Album "Lovedrive" jest dziełem przełomowym w działalności zespołu. Właśnie on otwiera epokę melodyjnego hard rocka i heavy metalu, czyli stylu z jakiego wszyscy znamy Scorpions. Wraz z przyjściem nowego gitarzysty - Matthiasa Jabsa, założyciele grupy Rudolf Schenker i Klaus Meine, mogli wreszcie tworzyć taką muzykę, na jaką od dawna mieli ochotę. Muzykę, która pozwoliłaby im na większy rozgłos i podbicie list przebojów w Stanach Zjednoczonych. Z pewnością im się to udało, a "Lovedrive" w świecie hard & heavy, jest już uznanym klasykiem. Na uwagę zasługuje także niezwykle odważna okładka. Cóż, Skorpiony w tej sprawie zawsze budzili kontrowersje. A do jakich refleksji skłania sama muzyka?

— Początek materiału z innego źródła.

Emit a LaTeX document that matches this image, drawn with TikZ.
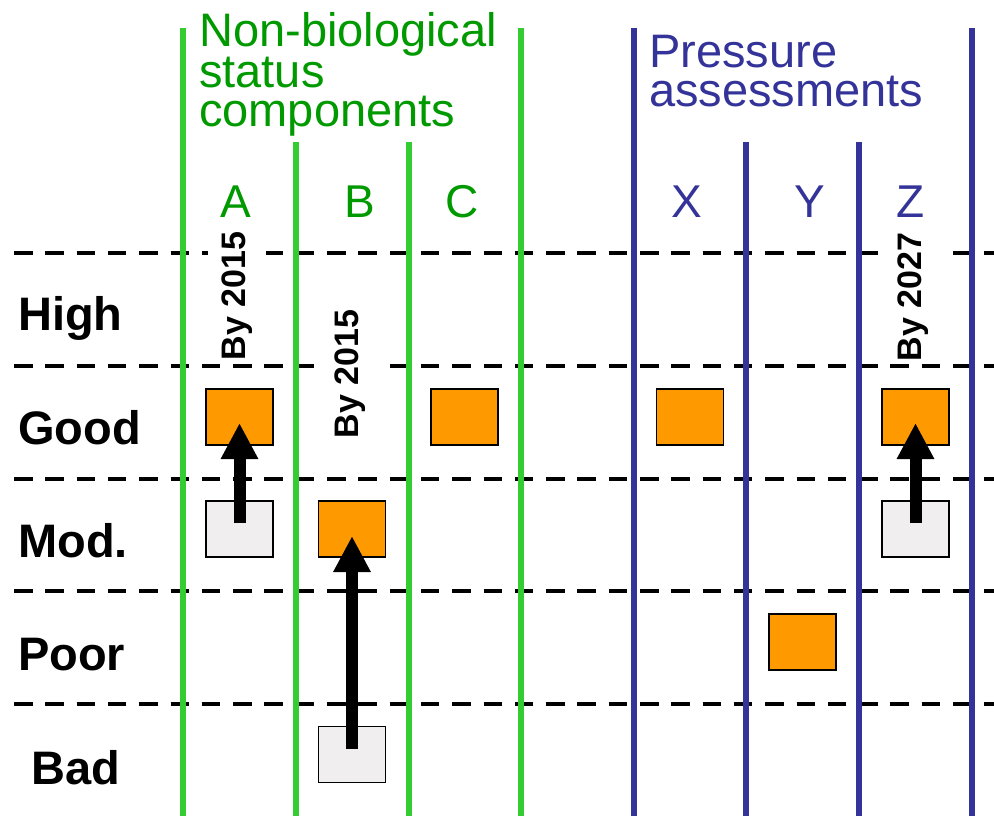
\documentclass[tikz,border=0pt]{standalone}
\usepackage{fontspec}
\setmainfont{Liberation Sans}
\usepackage{tikz}
\usetikzlibrary{arrows.meta,positioning}
\definecolor{bargreen}{HTML}{33CC33}
\definecolor{textgreen}{HTML}{009900}
\definecolor{navy}{HTML}{333399}
\definecolor{statusorange}{HTML}{FF9900}
\definecolor{nowgrey}{HTML}{F0EEEE}
\tikzstyle{line} = [draw, line width=12pt, -{Triangle[width=35pt,length=36pt]}]
\tikzstyle{classline} = [draw, line width=4pt, dash pattern=on 18.5pt off 12.8pt]
\tikzstyle{greenbar} = [draw=bargreen, line width=5.5pt]
\tikzstyle{bluebar} = [draw=navy, line width=5.5pt]
\tikzstyle{target} = [draw, rectangle, line width=1.5pt, fill=statusorange, minimum width=67pt, minimum height=56pt, inner sep=0pt]
\tikzstyle{present} = [target, fill=nowgrey]
\tikzstyle{rowlabel} = [anchor=base west, inner sep=0pt, font=\fontsize{47}{47}\selectfont\bfseries]
\tikzstyle{collabel} = [anchor=base, inner sep=0pt, font=\fontsize{46}{46}\selectfont]
\tikzstyle{grouptitle} = [anchor=north west, inner sep=0pt, align=left, font=\fontsize{47}{39}\selectfont]
\tikzstyle{deadline} = [rotate=90, fill=white, inner xsep=1pt, inner ysep=14pt, font=\fontsize{34}{34}\selectfont\bfseries]

\begin{document}
\begin{tikzpicture}[x=1pt, y=-1pt, node distance = 112pt]
        \useasboundingbox (0,0) rectangle (994,816);
        % class boundaries
        \path[classline] (14,253) -- (994,253);
        \path[classline] (14,366) -- (994,366);
        \path[classline] (14,479) -- (994,479);
        \path[classline] (14,591) -- (994,591);
        \path[classline] (14,704) -- (994,704);
        % columns
        \path[greenbar] (183,28) -- (183,816);
        \path[greenbar] (296,142) -- (296,816);
        \path[greenbar] (409,142) -- (409,816);
        \path[greenbar] (521,28) -- (521,816);
        \path[bluebar] (634,28) -- (634,816);
        \path[bluebar] (746,142) -- (746,816);
        \path[bluebar] (859,142) -- (859,816);
        \path[bluebar] (972,28) -- (972,816);
        % headings
        \node[grouptitle, text=textgreen] (nonbio) at (199,12) {Non-biological\\status\\components};
        \node[grouptitle, text=navy] (pressure) at (649,35) {Pressure\\assessments};
        \node[collabel, text=textgreen] (colA) at (236,217) {A};
        \node[collabel, text=textgreen] (colB) at (360,217) {B};
        \node[collabel, text=textgreen] (colC) at (462,217) {C};
        \node[collabel, text=navy] (colX) at (687,217) {X};
        \node[collabel, text=navy] (colY) at (810,217) {Y};
        \node[collabel, text=navy] (colZ) at (911,217) {Z};
        % classes
        \node[rowlabel] (high) at (18,330) {High};
        \node[rowlabel] (good) at (18,444) {Good};
        \node[rowlabel] (mod) at (18,557) {Mod.};
        \node[rowlabel] (poor) at (18,670) {Poor};
        \node[rowlabel] (bad) at (31,784) {Bad};
        % status now and targets
        \node[target] (goodA) at (239.5,417) {};
        \node[present, below of=goodA] (modA) {};
        \node[target] (modB) at (352,529) {};
        \node[present, below of=modB, node distance = 225.5pt] (badB) {};
        \node[target] (goodC) at (464.5,417) {};
        \node[target] (goodX) at (690,417) {};
        \node[target] (poorY) at (802.5,642) {};
        \node[target] (goodZ) at (915.5,417) {};
        \node[present, below of=goodZ] (modZ) {};
        \node[deadline] (byA) at (237,296) {By 2015};
        \node[deadline] (byB) at (350,374) {By 2015};
        \node[deadline] (byZ) at (913,297) {By 2027};
        \path[line, shorten <=6pt, shorten >=6pt] (modA.center) -- (goodA.center);
        \path[line, shorten <=5.5pt, shorten >=7pt] (badB.center) -- (modB.center);
        \path[line, shorten <=6pt, shorten >=6pt] (modZ.center) -- (goodZ.center);
    \end{tikzpicture}
\end{document}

Krążek rozpoczyna chyba najgorszy i trochę dłużący się, choć i tak dobry "Loving You Sunday Morning". Utwór ten może nie jest tragiczną wpadką, jednak im dłużej go się słucha, tym bardziej ma się go dość. Za to przy drugim już nie sposób się nudzić. Dostajemy solidny kawałek mięsa w postaci "Another Piece Of Meat". Właśnie! Zapomniałem dodać, że oprócz Jabsa, na płycie udzielił się także Michael Schenker ze swoim wiosłem. Mamy więc przyjemność usłyszeć jego solówki w kilku utworach, między innymi właśnie w "Another Piece Of Meat". Nie muszę Wam chyba przypominać kim jest młodszy Schenker? Wystarczy, że wymienię takie zespoły jak U.F.O. czy MSG i wszystko jasne. Zatem o amatorszczyźnie nie może tu być mowy. Po prawdziwym hard rockowym kopniaku dostajemy balladę "Always Somewhere". Dzięki tego typu utworom, Scorpions są często nazywani "mistrzami ballad rockowych". Zgadzam się z tą opinią w 100%. Nie znam osobiście drugiego zespołu, który mógłby się pod tym względem równać z Jadowitym Skorupiakiem. Sam "Always Somewhere" uważam za najpiękniejszą tego typu piosenkę zespołu i jeśli ktoś w muzyce kieruje się sercem, to na pewno nie przejdzie obok tej nuty obojętnie. Jako czwarta pozycja, kłania nam się instrumentalne "Coast To Coast", skomponowany przez Schenker Brothers. Obaj wioślarze dostają tu szerokie pole do popisu, a Klaus dla odmiany, zamiast mikrofonu, bierze do ręki wiosło i wspomaga sekcję rytmiczną. "Can't Get Enough" to już krótki, szybki i walący prosto w twarz killer, w którym tym razem, popis daje Matthias. Szósteczka jest kompletnie nietypowym kawałkiem dla Scorpsów. "Is There Anybody There" został nagrany w rytmie reggae (dobrze napisałem?) i chociaż nie przepadam za tego typu muzyką, to muszę przyznać, że zespół fenomenalnie tu zaeksperymentował. Nie zaprzeczę, że na początku ciężko go docenić, ale zapewniam, że da się lubić. Lecz skoro takie klimaty Was nie przekonują, to możecie sobie na ostudę obczaić utwór tytułowy, do którego właśnie doszliśmy. Naczelny numer na płycie, stanowi jej najmocniejszy punkt: niepokojąca zwrotka z galopującymi gitarami, przebojowy refren, no i oczywiście wirtuozerska solówka pana Michaela (niestety ostatnia już z jego udziałem). Na deser została nam jeszcze "Holiday". Podobnie jak "Always Somewhere" jest balladą, jednak tej lepiej jest słuchać w domowym zaciszu ze względu na jej melancholijny, wyciszający nastrój.
Płyta się właśnie skończyła. Zauważyliście, że miała tylko 8 piosenek? To może inaczej
Czy odczuwacie jakiś niedosyt? Ja osobiście jestem zadowolony z tych ośmiu, ale jakże sycących kompozycji i uważam, że jedna piosenka różnicy, by wszystko zepsuła. Mamy wszystko, czego można wymagać od kapeli światowego formatu: porywające riffy, melodyjne solówki i specyficzny wokal, którego nie da się podrobić. Zespół w kapitalnej formie, nic dodać, niż ująć.